The SkyZhone platform combines dual draft 802.11n radios powered by an all-MIMO antenna architecture, with five antennas rather than two, and comes in both combined and standalone configurations of 2.4 GHz or 4.9 GHz. Designed for licensed public-safety and unlicensed general-purpose applications, the platform supports up to 22 Mb/s of capacity per radio with low system latency on video, voice and gaming apps.

The metro Wi-Fi market lost a lot of steam as high-profile rollouts in cities such as Chicago, Houston and San Francisco caused many to rethink the market. Glapa said that past metro Wi-Fi projects have failed because of poor expectation-setting on the business side. Companies didn’t have the money to build networks, nor did they consider the possible uses, he said, citing muni Wi-Fi pioneer Earthlink as an example.

“They were building very capable networks to serve municipalities but only marketing it for consumers,” Glapa said. “They were a one-trick pony when they needed to be more. Same thing happened in cities with the expectations built on these networks. ‘We can expect endless bandwidth and perfect coverage.’ Combine that with the technical side of it – where you have a version 1.0 technology being used to build the networks out. In some places, it worked great – places like Riverside. In others, it was a disaster.”

Compared to the initial outdoor Wi-Fi projects, Glapa said SkyZhone simplifies the network planning, evolution and management to make it easier for service providers to provide access services in an economic way over time. SkyZhone increases overall network capacity, coverage and reliability by using existing network backhaul facilities and expanding on feasible locations for radio placement.

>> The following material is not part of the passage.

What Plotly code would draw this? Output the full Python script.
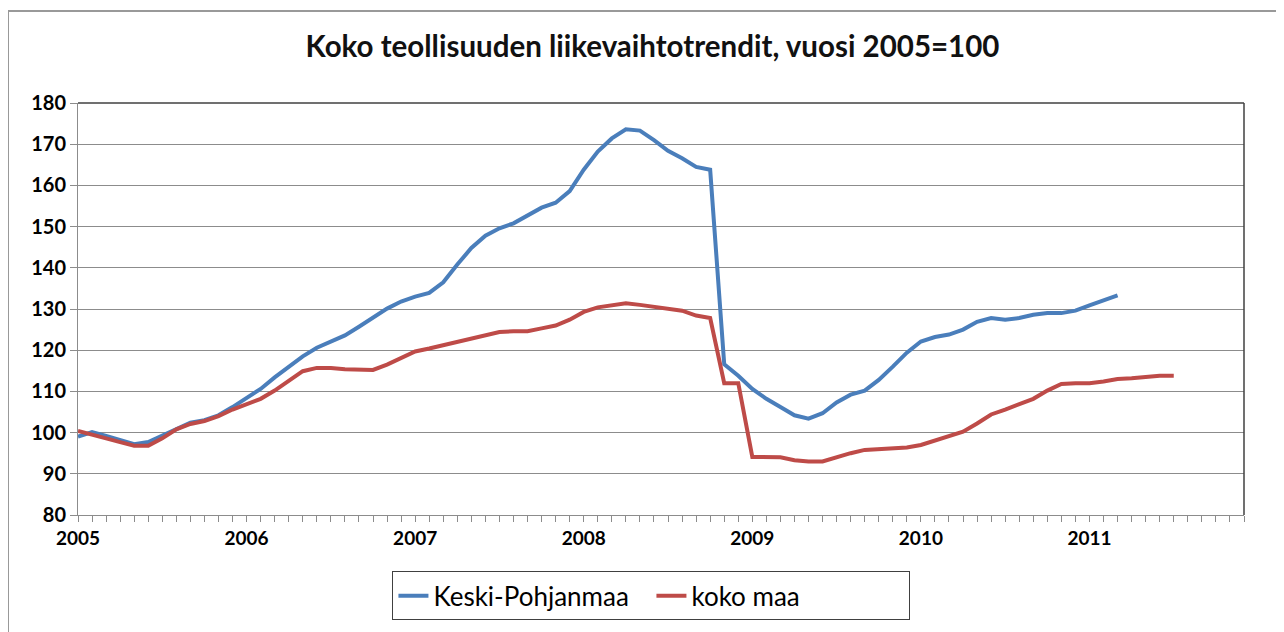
import plotly.graph_objects as go

years = ["2005", "2006", "2007", "2008", "2009", "2010", "2011"]
n_months = 84

keski_pohjanmaa = [99.0, 100.1, 99.2, 98.1, 97.2, 97.7, 99.3, 101.0, 102.4, 103.0,
                   104.2, 106.2, 108.4, 110.6, 113.4, 116.0, 118.5, 120.6, 122.1, 123.6,
                   125.7, 127.8, 130.1, 131.8, 133.0, 133.9, 136.5, 140.8, 144.8, 147.8,
                   149.6, 150.8, 152.6, 154.6, 155.8, 158.6, 163.8, 168.2, 171.4, 173.6,
                   173.3, 171.0, 168.4, 166.6, 164.5, 163.8, 116.6, 113.8, 110.6, 108.2,
                   106.2, 104.2, 103.4, 104.7, 107.3, 109.2, 110.2, 112.8, 116.0, 119.4,
                   122.1, 123.2, 123.8, 125.0, 126.9, 127.8, 127.4, 127.8, 128.6, 129.0,
                   129.0, 129.6, 130.9, 132.1, 133.3]

koko_maa = [100.4, 99.6, 98.6, 97.7, 96.8, 96.8, 98.6, 100.8, 102.1, 102.8,
            104.0, 105.6, 107.0, 108.2, 110.2, 112.6, 114.9, 115.7, 115.7, 115.4,
            115.2, 115.2, 116.5, 118.0, 119.7, 120.4, 121.2, 122.1, 123.0, 123.8,
            124.4, 124.6, 124.6, 125.3, 126.0, 127.4, 129.3, 130.4, 130.9, 131.4,
            131.0, 130.5, 130.2, 129.6, 128.4, 127.8, 112.0, 112.0, 94.1, 94.1,
            94.0, 93.3, 93.0, 93.0, 94.1, 95.0, 95.8, 96.0, 96.0, 96.4,
            97.0, 98.0, 99.0, 100.2, 102.2, 104.4, 105.6, 106.8, 108.2, 110.2,
            111.8, 112.0, 112.0, 112.4, 113.0, 113.2, 113.6, 113.8, 113.8]

tickvals = list(range(n_months))
ticktext = [years[i // 12] if i % 12 == 0 else "" for i in tickvals]

fig = go.Figure()
fig.add_trace(go.Scatter(x=list(range(len(keski_pohjanmaa))), y=keski_pohjanmaa,
                         mode="lines", name="Keski-Pohjanmaa",
                         line=dict(color="#4A7EBB", width=4)))
fig.add_trace(go.Scatter(x=list(range(len(koko_maa))), y=koko_maa,
                         mode="lines", name="koko maa",
                         line=dict(color="#BE4B48", width=4)))

W, H = 1276, 624
L, T, PW, PH = 70, 95, 1166, 417
grid = "#8C8C8C"
fig.update_layout(
    width=W, height=H,
    margin=dict(l=L, r=W - L - PW, t=T, b=H - T - PH),
    paper_bgcolor="white", plot_bgcolor="white",
    font=dict(family="Lato", color="black"),
    title=dict(text="Koko teollisuuden liikevaihtotrendit, vuosi 2005=100",
               x=0.4927, xref="paper", xanchor="center",
               y=1 - 39 / H, yref="container", yanchor="middle",
               font=dict(family="Lato", size=29.5, color="#111111", weight="bold")),
    xaxis=dict(range=[0, n_months - 1], tickmode="array", tickvals=tickvals,
               ticktext=ticktext, ticks="outside", ticklen=6, tickcolor=grid,
               showline=True, linecolor=grid, linewidth=1, showgrid=False,
               zeroline=False,
               tickfont=dict(family="Lato", size=19, color="black", weight="bold")),
    yaxis=dict(range=[80, 180], dtick=10, ticks="outside", ticklen=7,
               tickcolor=grid, showline=True, linecolor=grid, linewidth=1,
               showgrid=True, gridcolor=grid, gridwidth=1, zeroline=False,
               tickfont=dict(family="Lato", size=20, color="black", weight="bold")),
    legend=dict(orientation="h", x=0.4918, xanchor="center", y=-0.1367, yanchor="top",
                bordercolor="#404040", borderwidth=1, bgcolor="white",
                font=dict(family="Lato", size=26, color="black"),
                entrywidth=213, entrywidthmode="pixels", tracegroupgap=0),
    showlegend=True,
)

# plot-area top and right borders (darker), outer chart frame
fig.add_shape(type="line", xref="paper", yref="paper", x0=0, x1=1, y0=1, y1=1,
              line=dict(color="#404040", width=1.5))
fig.add_shape(type="line", xref="paper", yref="paper", x0=1, x1=1, y0=0, y1=1,
              line=dict(color="#404040", width=1.5))
fig.add_shape(type="rect", xref="paper", yref="paper",
              x0=(0 - L) / PW, x1=(W + 10 - L) / PW,
              y0=-0.35, y1=(PH + T - 2) / PH,
              line=dict(color="#999999", width=2), layer="below")

fig.write_html("out.html")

“When we jumped into this, we looked at what problems to solve,” Glapa said. “A simple list came to the surface – do what you can by leveraging the latest and greatest in silicone and standards and architectures. Second, make sure you could get more bandwidth into the networks.”

According to Zhone, mobile WiMax – the more prominent newsmaker of late – could be both a competitive and complementary technology to metro Wi-Fi. The biggest advantage of SkyZhone is the amount of backhaul, Glapa said. Each SkyZhone node has at least 10 Mb/s of backhaul to the wired network, considerably more capability than a mesh network in which nodes share a common backhaul – most notable in networks with video cameras or VoIP phones. Zhone will demonstrate its metro Wi-Fi solution at NXTComm08 in Las Vegas next week, where wireless coverage – whether in the form of WiMax, Wi-Fi or long-term evolution technology – will be a prominent theme.

“In the longer term, there is also a pretty interesting strategic story where telcos are worried about fixed-mobile convergence and what happens to their business,” Glapa said. “The basic idea is what you see happening in wireline access in terms of the dramatic changes in bandwidth behavior as they move to embrace video in their experience of the Internet. In that environment, the wireless providers and the subscribers for these networks are going to look for any possible avenue to increase what is being done in the wide area.”